As we work through the book, we will be introducing you to many more Asterisk applications.

[54] This is a very important consideration. With traditional PBXs, there are generally a set of defaults for things like reception, which means that if you forget to define them, they will probably work anyway. In Asterisk, the opposite is true. If you do not tell Asterisk how to handle every situation, and it comes across something it cannot handle, the call will typically be disconnected. We’ll cover some best practices later that will help ensure this does not happen. See the section called “Handling Invalid Entries and Timeouts” for more information.

[55] Please note that the space is conspicuously absent from the list of allowed characters. Don’t use spaces in your context names—you won’t like the result!

[56] Asterisk permits simple arithmetic within the priority, such as n+200, and the priority s (for same), but their usage is somewhat deprecated due to the existence of priority labels. Please note that extension s and priority s are two distinct concepts.

[57] Except in some parts of voicemail.conf.

[58] There is another application called Background() that is very similar to Playback(), except that it does allow input from the caller. You can read more about this application in Chapter 15, The Automated Attendant and Chapter 17, Interactive Voice Response.

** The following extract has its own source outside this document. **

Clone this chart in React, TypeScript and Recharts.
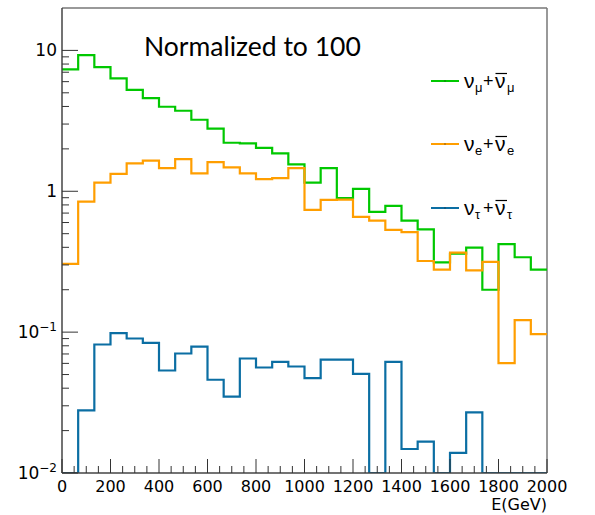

[59] Asterisk selects the best file based on translation cost—that is, it selects the file that is the least CPU-intensive to convert to its native audio format. When you start Asterisk, it calculates the translation costs between the different audio formats (they often vary from system to system). You can see these translation costs by typing show translation at the Asterisk command-line interface. The numbers shown represent how many milliseconds it takes Asterisk to transcode one second of audio. We’ll talk more about the different audio formats (known as codecs) in the section called “Codecs”.